January reading: Mann, Bolaño, Royle, Griffiths, ‘slow criticism’, the graphic index of your mind Part III

When the year turned, I was reading Thomas Mann’s The Magic Mountain, something I’ve been intending to read for years, but was jogged into by Sam Byers recommending John E Woods’ translation for Everyman’s Library. I’m currently about halfway through its 800-odd pages, but it sits neglected on my bedside cabinet because of other reading commitments.

2013 jan readingA rush of reviewing work at the beginning of the year (a good time for new fiction in the literary calendar) brought me Roberto Bolaño’s posthumous The Woes of the True Policeman, Nicholas Royle’s First Novel and Niall Griffiths’ A Great Big Shining Star. I don’t want to pre-empt my reviews, except to say that anyone who read and loved either of Bolaño’s ‘big’ novels and has been discouraged or disoriented by the flood of slighter pieces from his backlist and bottom drawer work should definitely give this one a look. And that the good things you’ve been hearing about the Royle are justified. And that the Griffiths, while familiar in its style from his previous novels (a good thing), takes an interesting turn in its subject matter.

But, in the manner of this blog, I’m interested not so much in what I can say about those particular books as in how they arrange themselves in my wider reading. Thomas Chadwick wrote a piece for Litro recently in which he took exception to the demands of the publishing/marketing/reviewing machine that insists on an immediate response to new books. As a result, he said, i) the critical responses are rushed and so unconsidered and ii) don’t take account of the longer-term effects that books have on the reader, as they slowly sink to the deeper levels of the consciousness.
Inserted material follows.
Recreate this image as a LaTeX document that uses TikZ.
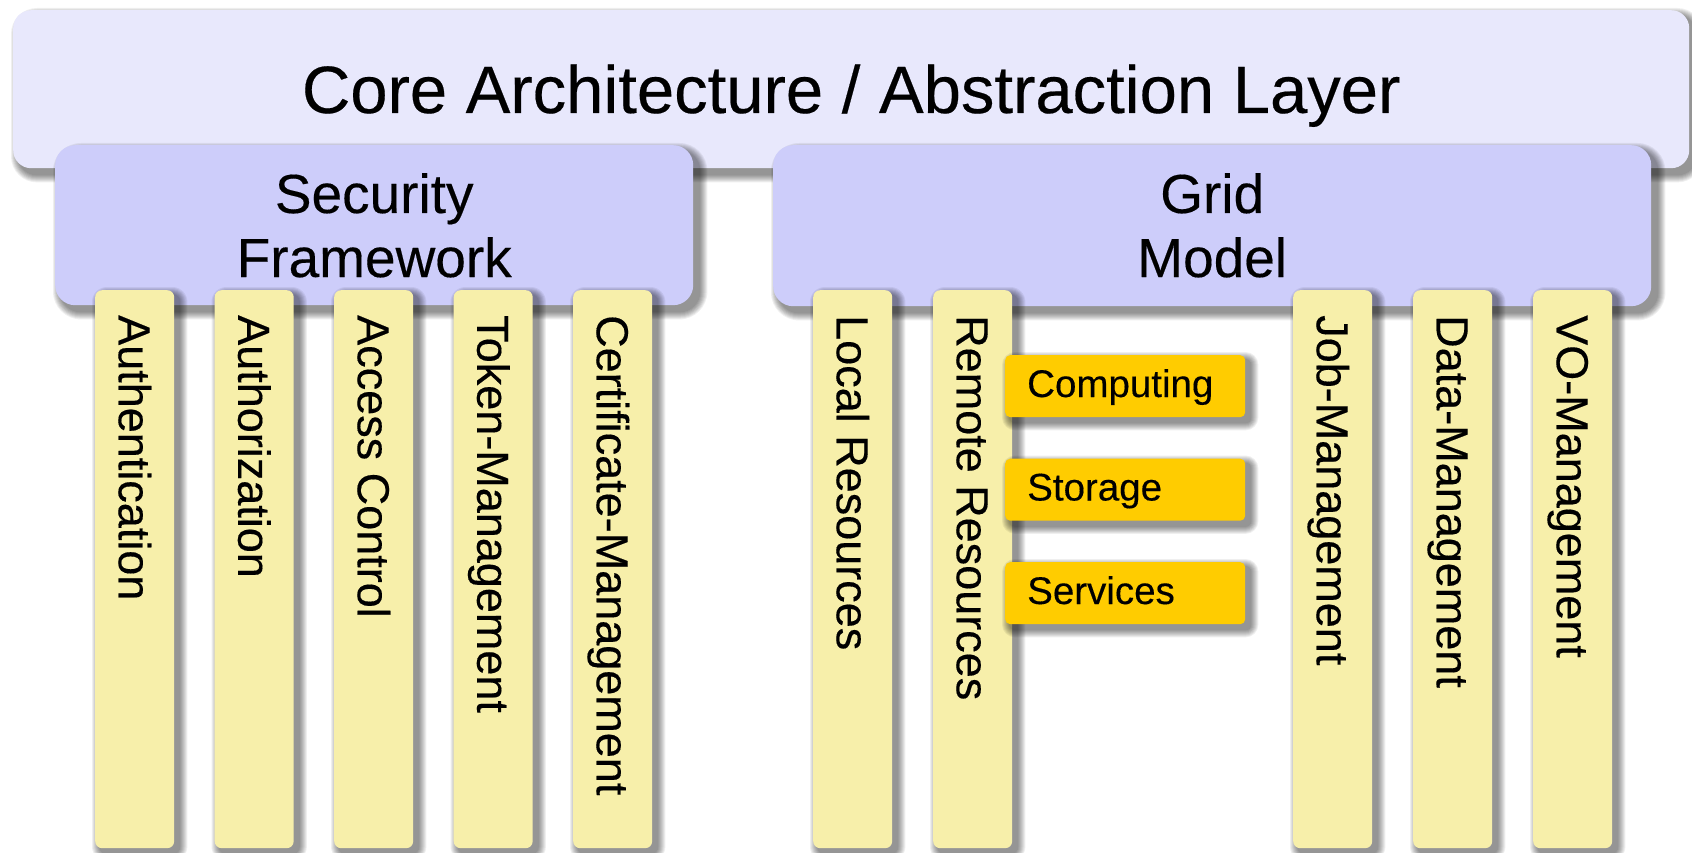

I couldn’t agree more, while also accepting that a certain level of cultural hoo-ha is essential to the continuation of the publishing industry in its current form, however doomed and knackered that may be. What would happen if we abolished literary prizes, and the whole hardback/paperback two-step publication process, and just brought out books and let them find their readerships – and their critics – according to the timescales and schedules of those parties, rather than the imperatives of the publishers and the media?
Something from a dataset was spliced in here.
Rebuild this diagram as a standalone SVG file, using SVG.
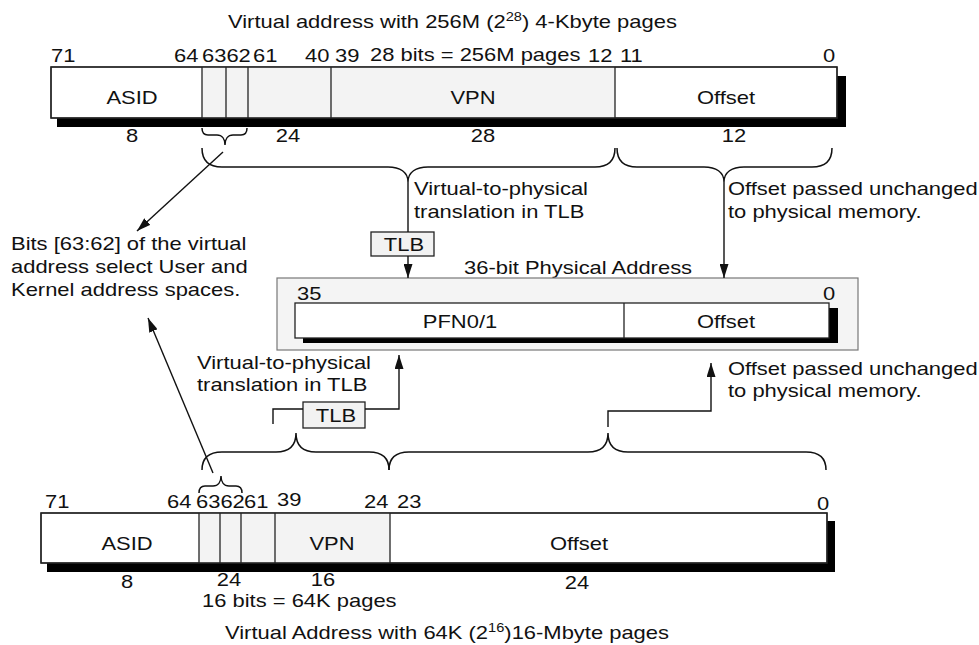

Well (and I sense a digression coming: I do intend to come back to Thomas Mann in a minute) quite apart from the damage it would do to the already shaky economic model, my first thought is that it would be psychologically disastrous for authors. Working on the maxim that no writer can ever be truly satisfied with what they’ve produced, it must be a blessed relief to send off a book to your editor and finally have done with it, no matter that the little boat you’re setting down to voyage bravely over the waves is, you suspect, inherently unseaworthy and likely to go down with all hands. Continue reading

What is ‘reading’?: A failed blog post about books

About a year ago I began writing a monthly post on this blog responding to the books that I had read over the last month – not reviews so much, nothing so considered; more a summation of what had stuck with me from those books. It’s not that I don’t like book reviews – people pay me to do those – but that I wanted to move beyond the balanced, culturally-engaged appraisal they call for to see if there was more to get out of writing about books once the books had been finished, put down, half-forgotten, and allowed to relax into the seething primordial swamp of read books, their sentences lost among the millions of other sentences read, processed, filed, erased. (It’s no surprise that I count among my favourite critical books Nicholson Baker’s U&I and Geoff Dyer’s Out of Sheer Rage.)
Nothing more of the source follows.